Mais leur véritable ennemi, n'est-ce pas le schiste aux Etats-Unis ?

Il n'est pas du tout prouvé que la production américaine de pétrole sera la principale victime de la guerre des prix. A court terme, oui, il y aura des faillites aux Etats-Unis, beaucoup de petites compagnies vont disparaître ou au moins réduire leur production. Mais les majors, comme Exxon ou Chevron, en profiteront pour se renforcer. Et dès que les prix remonteront, la production de pétrole de schiste pourra rapidement repartir à la hausse, grâce au faible temps de cycle du pétrole non-conventionnel et à la solidité de l'écosystème américain. Politiquement, Moscou, qui affichait de viser les Etats-Unis, aura alors partiellement manqué sa cible. Mais si la production recule au Venezuela, en mer du Nord, au Canada ou au Brésil, le marché sera en partie rééquilibré et l'objectif économique du Kremlin -et de Riyad - sera au moins partiellement atteint à mesure que la demande repartira.

Donald Trump pourrait-il décider de préserver la production américaine, sur le modèle des pays de l'Opep ou de la Russie ?

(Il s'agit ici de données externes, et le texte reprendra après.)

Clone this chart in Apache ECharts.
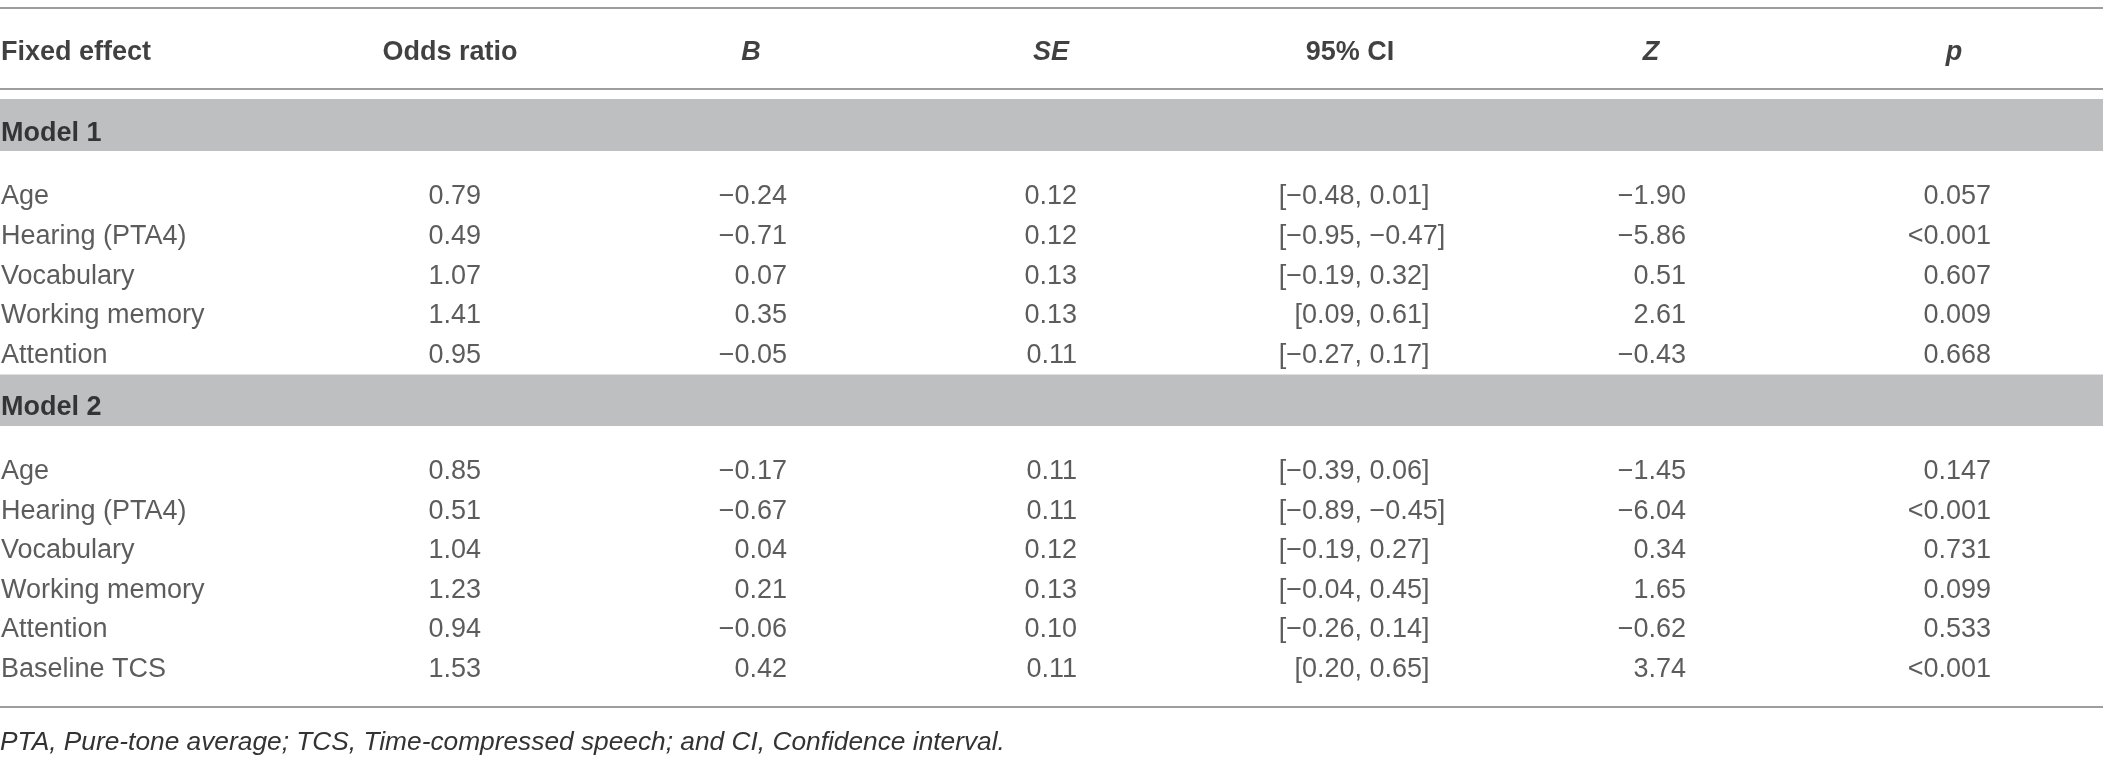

Trump sait qu'il doit faire quelque chose pour aider l'industrie pétrolière du Texas, un Etat clef pour les élections de novembre. Il n'a pas le pouvoir de décréter un niveau de production pour le pays mais il peut bannir certaines importations de pétrole ou les taxer pour protéger la production nationale. C'est une menace qu'il peut brandir pour inciter l'Arabie saoudite à atténuer la guerre des prix.